The title of this month’s column is from an old Robert Heinlein novel. A man from Earth, raised by Martians, is thrust into our world and begins to question everything. His frame of reference conflicts with the culture.
Today, we have a new normal. Risks are outpacing our ability to staff, fund and manage them. Technology is displacing old notions of security. We are no longer in a “safe” world. There are many who believe they are simply managing what inevitably is going to happen. We are all strangers in a strange land.
A colleague of mine provided a disturbing story that illustrates this new normal. IT Security teams receive more than 17,000 alerts or potential threats per week. Nineteen percent are well-founded threats. But only four percent are investigated. They spend 395 hours a week reporting on false positives at an average annual cost of $1.27 million.
Many of our clients in the physical security market are facing similar challenges. They see drones and robots at industry events basing their value proposition on cutting the cost of guarding. But, at the end of the day, they are fighting their version of the 19 percent of well-founded threats with a four-percent investigation rate.
This will eventually force a change in our “security culture.” Something has to give.
If we drew the problem on a board, we might see disconnected pieces of the puzzle. How we receive real-time data on risk. How we do risk assessments. How we evaluate our procedures, our workflows and our technology to optimize and effectively respond to risk. How we source the labor and the expertise to staff the very processes and tasks needed to protect us.
If risk is at the center, it might look like this diagram. Risk is the common language of the executives inside the organization. It is used to define defensive postures and offensive market strategies; that is, opportunities for value creation. But we in the security ecosystem are not positioned to balance our approach to risk with opportunity.
The very tools we will finally use to reinvent security will revolutionize how we think of markets and culture.
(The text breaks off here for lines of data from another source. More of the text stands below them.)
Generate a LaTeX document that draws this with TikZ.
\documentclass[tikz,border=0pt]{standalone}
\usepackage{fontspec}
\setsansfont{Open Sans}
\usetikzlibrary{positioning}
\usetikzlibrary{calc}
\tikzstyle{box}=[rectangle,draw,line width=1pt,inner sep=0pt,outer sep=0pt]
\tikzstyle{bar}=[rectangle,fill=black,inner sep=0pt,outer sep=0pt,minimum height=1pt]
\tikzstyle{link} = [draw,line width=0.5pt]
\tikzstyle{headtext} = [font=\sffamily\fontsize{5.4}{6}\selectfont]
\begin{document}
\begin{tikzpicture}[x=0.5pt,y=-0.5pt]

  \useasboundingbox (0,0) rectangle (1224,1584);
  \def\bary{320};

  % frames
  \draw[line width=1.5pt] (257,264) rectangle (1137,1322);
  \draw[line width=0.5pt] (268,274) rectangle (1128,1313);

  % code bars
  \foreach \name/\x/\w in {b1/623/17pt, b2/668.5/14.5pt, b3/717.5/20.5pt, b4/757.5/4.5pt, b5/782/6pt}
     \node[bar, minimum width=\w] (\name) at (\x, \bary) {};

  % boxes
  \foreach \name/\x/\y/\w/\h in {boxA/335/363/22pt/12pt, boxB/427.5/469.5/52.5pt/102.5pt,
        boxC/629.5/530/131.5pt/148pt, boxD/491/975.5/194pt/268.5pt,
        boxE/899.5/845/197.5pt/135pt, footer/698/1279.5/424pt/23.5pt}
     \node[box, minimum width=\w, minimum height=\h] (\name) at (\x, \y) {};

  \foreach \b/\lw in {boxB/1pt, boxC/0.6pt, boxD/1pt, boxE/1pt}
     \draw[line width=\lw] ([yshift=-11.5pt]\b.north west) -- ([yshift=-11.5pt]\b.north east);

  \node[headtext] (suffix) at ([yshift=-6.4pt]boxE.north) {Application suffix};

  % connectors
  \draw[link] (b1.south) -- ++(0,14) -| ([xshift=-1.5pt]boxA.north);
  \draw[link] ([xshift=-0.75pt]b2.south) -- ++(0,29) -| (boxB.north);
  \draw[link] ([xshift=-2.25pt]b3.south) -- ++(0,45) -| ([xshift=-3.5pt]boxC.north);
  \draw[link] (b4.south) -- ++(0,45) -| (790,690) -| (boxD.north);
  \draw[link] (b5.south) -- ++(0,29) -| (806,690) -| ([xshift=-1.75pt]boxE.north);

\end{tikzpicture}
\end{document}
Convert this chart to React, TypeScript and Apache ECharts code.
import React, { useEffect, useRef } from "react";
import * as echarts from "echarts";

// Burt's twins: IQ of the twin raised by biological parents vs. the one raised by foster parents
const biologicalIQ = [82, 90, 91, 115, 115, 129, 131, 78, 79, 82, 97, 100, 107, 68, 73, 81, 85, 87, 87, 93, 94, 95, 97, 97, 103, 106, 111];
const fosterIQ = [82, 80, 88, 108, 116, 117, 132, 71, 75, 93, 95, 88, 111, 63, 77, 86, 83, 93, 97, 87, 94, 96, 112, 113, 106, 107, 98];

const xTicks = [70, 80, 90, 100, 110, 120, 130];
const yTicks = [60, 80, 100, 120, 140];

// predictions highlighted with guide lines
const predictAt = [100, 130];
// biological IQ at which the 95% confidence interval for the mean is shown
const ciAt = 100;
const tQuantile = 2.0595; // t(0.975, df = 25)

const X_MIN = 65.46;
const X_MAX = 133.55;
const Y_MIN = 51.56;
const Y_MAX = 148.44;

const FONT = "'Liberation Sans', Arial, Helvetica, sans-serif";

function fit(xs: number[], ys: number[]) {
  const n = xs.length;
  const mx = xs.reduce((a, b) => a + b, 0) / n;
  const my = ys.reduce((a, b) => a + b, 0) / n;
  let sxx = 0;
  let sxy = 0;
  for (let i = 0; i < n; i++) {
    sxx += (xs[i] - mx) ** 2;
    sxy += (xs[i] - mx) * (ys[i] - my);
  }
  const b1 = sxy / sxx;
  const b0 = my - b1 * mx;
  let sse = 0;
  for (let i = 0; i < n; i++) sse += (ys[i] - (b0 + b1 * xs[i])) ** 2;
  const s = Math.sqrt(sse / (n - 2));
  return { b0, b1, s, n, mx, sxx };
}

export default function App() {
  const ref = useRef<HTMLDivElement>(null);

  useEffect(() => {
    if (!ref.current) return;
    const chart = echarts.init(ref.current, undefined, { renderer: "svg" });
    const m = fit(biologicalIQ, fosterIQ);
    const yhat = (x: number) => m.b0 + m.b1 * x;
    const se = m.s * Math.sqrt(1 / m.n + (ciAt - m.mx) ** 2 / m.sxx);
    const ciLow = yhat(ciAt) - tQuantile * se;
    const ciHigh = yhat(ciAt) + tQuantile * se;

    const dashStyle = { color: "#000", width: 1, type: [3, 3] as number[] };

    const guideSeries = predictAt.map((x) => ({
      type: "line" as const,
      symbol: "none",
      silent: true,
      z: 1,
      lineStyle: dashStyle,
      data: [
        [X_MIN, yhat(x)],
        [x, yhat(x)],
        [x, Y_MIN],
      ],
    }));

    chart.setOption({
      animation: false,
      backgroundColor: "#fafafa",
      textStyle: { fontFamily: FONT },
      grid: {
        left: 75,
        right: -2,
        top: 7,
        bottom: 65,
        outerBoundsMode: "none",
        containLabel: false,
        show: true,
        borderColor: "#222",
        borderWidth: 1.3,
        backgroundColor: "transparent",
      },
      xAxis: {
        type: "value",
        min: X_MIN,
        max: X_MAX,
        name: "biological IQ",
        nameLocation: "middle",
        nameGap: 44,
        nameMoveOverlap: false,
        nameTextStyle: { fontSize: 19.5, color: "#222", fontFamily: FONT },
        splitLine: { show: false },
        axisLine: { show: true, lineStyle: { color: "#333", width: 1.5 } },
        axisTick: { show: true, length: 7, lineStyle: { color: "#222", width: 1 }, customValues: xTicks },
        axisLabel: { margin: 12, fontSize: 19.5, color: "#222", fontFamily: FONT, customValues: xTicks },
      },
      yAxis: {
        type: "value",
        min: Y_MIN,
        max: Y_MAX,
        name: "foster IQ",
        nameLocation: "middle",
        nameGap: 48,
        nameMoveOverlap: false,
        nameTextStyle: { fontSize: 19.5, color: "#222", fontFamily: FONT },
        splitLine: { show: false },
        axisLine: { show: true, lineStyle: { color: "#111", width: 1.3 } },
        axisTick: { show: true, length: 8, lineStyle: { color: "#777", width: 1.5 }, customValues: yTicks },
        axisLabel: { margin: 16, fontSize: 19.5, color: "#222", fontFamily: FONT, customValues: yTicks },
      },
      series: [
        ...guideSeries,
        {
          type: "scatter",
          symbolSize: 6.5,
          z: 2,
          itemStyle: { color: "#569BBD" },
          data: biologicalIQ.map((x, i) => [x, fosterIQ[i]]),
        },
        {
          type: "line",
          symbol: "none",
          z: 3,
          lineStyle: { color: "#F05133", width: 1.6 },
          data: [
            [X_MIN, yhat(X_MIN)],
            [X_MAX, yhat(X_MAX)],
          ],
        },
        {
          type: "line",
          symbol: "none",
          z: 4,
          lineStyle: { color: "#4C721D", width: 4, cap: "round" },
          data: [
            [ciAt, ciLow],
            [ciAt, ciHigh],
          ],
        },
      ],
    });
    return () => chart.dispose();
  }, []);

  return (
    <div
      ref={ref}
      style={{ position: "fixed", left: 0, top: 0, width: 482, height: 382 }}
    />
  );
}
And revolution is not a term that sits well with any of us. Change is hard.
But it is coming. The video we are using today for security is being used to predict consumer behavior. The intercom we use today is being radically transformed into Alexa. The machine is learning. And it will be your best friend and your enemy’s best tool.
So, a new vendor model must emerge that integrates risk assessment, intelligence and monitoring with technology to change the way we resource and fund security’s next generation of practices. And it must be affordable and resourced in a new way. Whoever can provide this infrastructure, resource model and quality of service will be the strategic advisor to a whole new generation of security leaders.